The original view of the double bass as doubling another instrument continues to evolve, case in point Foley. Unlike jazz bassists who usually drop the “double” part of the instrument’s moniker, Foley preserves that classical relationship that is his, even in his own work, Etude No. 11: The Singer. Cluing us in, he had this to say: “It is just what an etude is to be, “R&B in the classical style for double bass.” Its soulful melody, you might find yourself later whistling, embedded in a luxuriously contoured improvised-like arrangement could very well have been the hit of the day.
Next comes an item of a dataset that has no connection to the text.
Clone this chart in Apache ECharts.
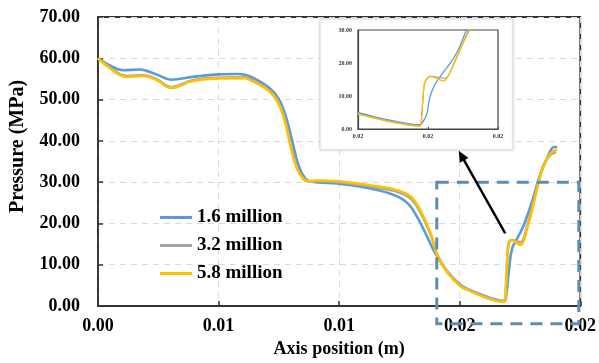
<!DOCTYPE html>
<html>
<head>
<meta charset="utf-8">
<script src="https://cdn.jsdelivr.net/npm/echarts@6/dist/echarts.min.js"></script>
<style>
html,body{margin:0;padding:0;background:#fff;}
#c{width:599px;height:363px;}
</style>
</head>
<body>
<div id="c"></div>
<script>
// ---------- data ----------
const seriesNames = ['1.6 million', '3.2 million', '5.8 million'];
const seriesColors = ['#5B9BD5', '#A5A5A5', '#FFC000'];

const xTickLabels = ['0.00', '0.01', '0.01', '0.02', '0.02'];
const yTickLabels = ['0.00', '10.00', '20.00', '30.00', '40.00', '50.00', '60.00', '70.00'];

const positionBlue = [0, 0.00049, 0.00104, 0.00173, 0.00242, 0.00304, 0.00393, 0.00503, 0.0058, 0.00626, 0.00709, 0.0075, 0.00778, 0.00805, 0.00832, 0.0086, 0.00881, 0.00915, 0.00997, 0.01134, 0.01231, 0.01286, 0.01327, 0.01368, 0.01402, 0.0145, 0.01505, 0.01533, 0.01615, 0.01684, 0.01694, 0.01705, 0.01718, 0.01739, 0.01766, 0.01808, 0.01828, 0.01862, 0.01892, 0.01904];
const pressureBlue = [60.0, 58.3, 57.1, 57.3, 56.1, 54.8, 55.5, 56.1, 56.2, 55.7, 52.9, 50.1, 46.1, 40.1, 34.0, 30.8, 30.2, 29.9, 29.6, 28.4, 26.8, 24.8, 21.2, 16.4, 12.4, 8.3, 5.0, 4.1, 2.2, 1.2, 3.0, 9.2, 14.0, 16.4, 19.6, 26.8, 30.8, 35.7, 38.5, 38.5];

const positionGray = [0, 0.00049, 0.00118, 0.00187, 0.00242, 0.00304, 0.00393, 0.00503, 0.00613, 0.00626, 0.00709, 0.0075, 0.00778, 0.00798, 0.00825, 0.00853, 0.00874, 0.00915, 0.00997, 0.01134, 0.01244, 0.01299, 0.0134, 0.01382, 0.01409, 0.0145, 0.01505, 0.01533, 0.01615, 0.01684, 0.01693, 0.01698, 0.01705, 0.01718, 0.01735, 0.01752, 0.0178, 0.01808, 0.01828, 0.01848, 0.01876, 0.019];
const pressureGray = [60.0, 57.8, 55.7, 55.9, 55.0, 53.0, 54.7, 55.3, 55.4, 55.1, 52.3, 49.2, 44.5, 39.3, 33.6, 30.7, 30.2, 30.2, 30.0, 28.9, 27.6, 25.9, 22.3, 16.9, 12.2, 8.1, 4.8, 4.0, 2.0, 1.1, 6.0, 12.0, 15.6, 16.0, 15.6, 15.4, 19.4, 25.8, 30.4, 34.2, 36.6, 37.3];

const positionYellow = [0, 0.00049, 0.00118, 0.00187, 0.00242, 0.00304, 0.00393, 0.00503, 0.00613, 0.00626, 0.00709, 0.0075, 0.00778, 0.00798, 0.00825, 0.00853, 0.00874, 0.00915, 0.00997, 0.01134, 0.01244, 0.01299, 0.0134, 0.01382, 0.01409, 0.0145, 0.01505, 0.01533, 0.01615, 0.01684, 0.01693, 0.01698, 0.01705, 0.01718, 0.01735, 0.01752, 0.0178, 0.01808, 0.01828, 0.01848, 0.01876, 0.01904];
const pressureYellow = [60.0, 57.6, 55.5, 55.7, 54.8, 52.8, 54.5, 55.1, 55.2, 54.9, 52.1, 48.9, 44.1, 38.9, 33.3, 30.7, 30.2, 30.4, 30.2, 29.2, 28.0, 26.4, 22.8, 17.2, 12.0, 8.0, 4.7, 3.9, 1.9, 1.0, 6.0, 12.0, 15.6, 16.0, 15.3, 14.8, 18.8, 25.2, 30.0, 34.0, 36.9, 37.9];

// inset (zoomed view)
const insetXTickLabels = ['0.02', '0.02', '0.02'];
const insetYTickLabels = ['0.00', '10.00', '20.00', '30.00'];
const insetPosBlue = [0.016, 0.0162, 0.0164, 0.0166, 0.01688, 0.01691, 0.01698, 0.017024, 0.017096, 0.01719, 0.017334, 0.01744, 0.017548, 0.0176];
const insetPresBlue = [5.0, 3.9, 2.9, 2.1, 1.3, 1.6, 4.3, 9.4, 13.4, 16.4, 20.4, 24.3, 30.0, 32.0];
const insetPosGray = [0.016, 0.0162, 0.0164, 0.0166, 0.01688, 0.0169, 0.016924, 0.016952, 0.017, 0.017048, 0.01712, 0.01725, 0.01732, 0.01744, 0.01758, 0.01763];
const insetPresGray = [4.7, 3.6, 2.6, 1.8, 1.0, 1.6, 8.0, 14.0, 15.6, 16.0, 15.7, 15.4, 17.5, 23.0, 30.0, 31.0];
const insetPosYellow = [0.016, 0.0162, 0.0164, 0.0166, 0.01688, 0.0169, 0.016924, 0.016952, 0.017, 0.017048, 0.01712, 0.017226, 0.0173, 0.0174, 0.0176, 0.01765];
const insetPresYellow = [4.5, 3.4, 2.4, 1.6, 0.8, 1.5, 8.0, 14.0, 15.6, 15.9, 15.3, 14.6, 16.5, 21.5, 30.0, 31.0];

// annotation anchors in data units (main axes)
const zoomBoxX = [0.01405, 0.01994];
const zoomBoxY = [-4.3, 30];
const arrowFrom = [0.01689, 17.6];
const arrowTo = [0.01496, 37.6];

// ---------- chart ----------
const FONT = 'Liberation Serif';
const zip = (xs, ys) => xs.map((x, i) => [x, ys[i]]);
const mainData = [zip(positionBlue, pressureBlue), zip(positionGray, pressureGray), zip(positionYellow, pressureYellow)];
const insetData = [zip(insetPosBlue, insetPresBlue), zip(insetPosGray, insetPresGray), zip(insetPosYellow, insetPresYellow)];

const chart = echarts.init(document.getElementById('c'), null, {renderer: 'canvas'});

const series = [];
seriesNames.forEach((name, i) => {
  series.push({
    name: name, type: 'line', xAxisIndex: 0, yAxisIndex: 0,
    data: mainData[i], symbol: 'none', smooth: 0.4, z: 2 + i,
    lineStyle: {color: seriesColors[i], width: 2.6}, itemStyle: {color: seriesColors[i]},
    emphasis: {disabled: true}
  });
});
seriesNames.forEach((name, i) => {
  series.push({
    name: name, type: 'line', xAxisIndex: 1, yAxisIndex: 1,
    data: insetData[i], symbol: 'none', smooth: 0.35, z: 6 + i,
    lineStyle: {color: seriesColors[i], width: 1.3}, itemStyle: {color: seriesColors[i]},
    emphasis: {disabled: true}, clip: true
  });
});

const option = {
  animation: false,
  backgroundColor: '#fff',
  grid: [
    {left: 98, right: 16, top: 17, bottom: 55, show: true, borderColor: '#333', borderWidth: 1.8, backgroundColor: 'transparent'},
    {left: 358, top: 30, width: 140, height: 99, show: true, borderColor: '#444', borderWidth: 1.2, backgroundColor: 'transparent', z: 5}
  ],
  legend: {
    data: seriesNames, orient: 'vertical', left: 155, top: 203, itemGap: 9,
    icon: 'rect', itemWidth: 32, itemHeight: 3,
    textStyle: {fontFamily: FONT, fontWeight: 'bold', fontSize: 19, color: '#000'},
    selectedMode: false
  },
  xAxis: [
    {
      type: 'value', gridIndex: 0, min: 0, max: 0.02, interval: 0.005,
      name: 'Axis position (m)', nameLocation: 'middle', nameGap: 34,
      nameTextStyle: {fontFamily: FONT, fontWeight: 'bold', fontSize: 18, color: '#000'},
      axisLine: {lineStyle: {color: '#333', width: 1.8}},
      axisTick: {show: true, inside: true, length: 5, lineStyle: {color: '#333', width: 1.5}},
      axisLabel: {
        margin: 11, fontFamily: FONT, fontWeight: 'bold', fontSize: 18, color: '#000',
        formatter: v => xTickLabels[Math.round(v / 0.005)]
      },
      splitLine: {show: true, lineStyle: {color: '#d9d9d9', type: [6, 5], width: 1}}
    },
    {
      type: 'value', gridIndex: 1, min: 0.016, max: 0.018, interval: 0.001, z: 5,
      axisLine: {lineStyle: {color: '#444', width: 1.2}},
      axisTick: {show: true, inside: true, length: 2, lineStyle: {color: '#444'}},
      axisLabel: {
        margin: 4, fontFamily: FONT, fontWeight: 'bold', fontSize: 6, color: '#333',
        formatter: v => insetXTickLabels[Math.round((v - 0.016) / 0.001)]
      },
      splitLine: {show: false}
    }
  ],
  yAxis: [
    {
      type: 'value', gridIndex: 0, min: 0, max: 70, interval: 10,
      name: 'Pressure (MPa)', nameLocation: 'middle', nameGap: 70,
      nameTextStyle: {fontFamily: FONT, fontWeight: 'bold', fontSize: 20, color: '#000', padding: [0, 0, 0, 30]},
      axisLine: {show: true, lineStyle: {color: '#333', width: 1.8}},
      axisTick: {show: true, inside: true, length: 5, lineStyle: {color: '#333', width: 1.5}},
      axisLabel: {
        margin: 18, fontFamily: FONT, fontWeight: 'bold', fontSize: 18, color: '#000',
        formatter: v => yTickLabels[Math.round(v / 10)]
      },
      splitLine: {show: true, lineStyle: {color: '#d9d9d9', type: [6, 5], width: 1}}
    },
    {
      type: 'value', gridIndex: 1, min: 0, max: 30, interval: 10, z: 5,
      axisLine: {show: true, lineStyle: {color: '#444', width: 1.2}},
      axisTick: {show: false},
      axisLabel: {
        margin: 6, fontFamily: FONT, fontWeight: 'bold', fontSize: 6, color: '#333',
        formatter: v => insetYTickLabels[Math.round(v / 10)]
      },
      splitLine: {show: false}
    }
  ],
  series: series
};
chart.setOption(option);

// annotations placed from data coordinates
const p0 = chart.convertToPixel({gridIndex: 0}, [zoomBoxX[0], zoomBoxY[1]]);
const p1 = chart.convertToPixel({gridIndex: 0}, [zoomBoxX[1], zoomBoxY[0]]);
const a0 = chart.convertToPixel({gridIndex: 0}, arrowFrom);
const a1 = chart.convertToPixel({gridIndex: 0}, arrowTo);
const ang = Math.atan2(a1[1] - a0[1], a1[0] - a0[0]);
const headLen = 11, headW = 5;
const bx = a1[0] - headLen * Math.cos(ang), by = a1[1] - headLen * Math.sin(ang);
const nx = -Math.sin(ang), ny = Math.cos(ang);

chart.setOption({
  graphic: [
    {
      type: 'rect', z: 1, silent: true,
      shape: {x: 320, y: 19, width: 193, height: 131},
      style: {fill: '#fff', stroke: '#d9d9d9', lineWidth: 1, shadowBlur: 3, shadowColor: 'rgba(0,0,0,0.12)'}
    },
    {
      type: 'rect', z: 10, silent: true,
      shape: {x: p0[0], y: p0[1], width: p1[0] - p0[0], height: p1[1] - p0[1]},
      style: {fill: 'none', stroke: '#5E8AB4', lineWidth: 3, lineDash: [12, 8]}
    },
    {
      type: 'line', z: 10, silent: true,
      shape: {x1: a0[0], y1: a0[1], x2: bx + 2 * Math.cos(ang), y2: by + 2 * Math.sin(ang)},
      style: {stroke: '#000', lineWidth: 2.4}
    },
    {
      type: 'polygon', z: 10, silent: true,
      shape: {points: [[a1[0], a1[1]], [bx + nx * headW, by + ny * headW], [bx - nx * headW, by - ny * headW]]},
      style: {fill: '#000'}
    }
  ]
});
</script>
</body>
</html>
The inquisitive ear discovered bundles from Xavier Foley. His take on Bach did stretch the imagination, though to a breaking point. Perhaps not so strange, Pierre Boulez’s Third Piano Sonata came to mind where the performer freely chooses between this or that fragment coming next, sounds and silences verging on equal. Inarguably, drama surfaced with some of the many silent spaces. Following the linear aspect of Bach’s writing became elusive with Foley’s imaginative play. One example being his echoing of phrases, some being so soft as to appear from another place (such as in the Boulez whose range of amplitude worked the extremes).
The acoustics of the Shalin Liu Performance Center and Foley’s double bass were a match made in heaven. Sighing strings mourned in another Foley original, Lost Child. Lower, drawn-out strings countering upper, gigue-ing strings made for real drama in the encore, another original, his Irish Fantasy on the “Clergy’s Lamentation.” His Latin Paradise and his Rockport commission Changes reported a similar feel: “I used to live in North Bergen, New Jersey, which is a Latin-American neighborhood. All I heard was Latin-American music. So, Latin Paradise shows my classical background and training mixed with my experience in North Bergen.” Vivaldi’s Cello Sonata No. 1 in B-flat Major, transposed for double bass and piano seemed an odd entry. The sparse piano, its toy-piano-sounding high notes, distracted.
As an entrepreneur, Xavier Foley runs a website where various offerings include his own original compositions, handmade French and German bows, shirts designed with treble and bass clefs, and even a schedule for signing up for bass lessons.
Xavier Foley won the 2018 Avery Fisher Career Grant, the 2016 Young Concert Artists Competition, and the 2014 Sphinx Competition. He has played as soloist with the Atlanta, Philadelphia and Nashville Orchestras.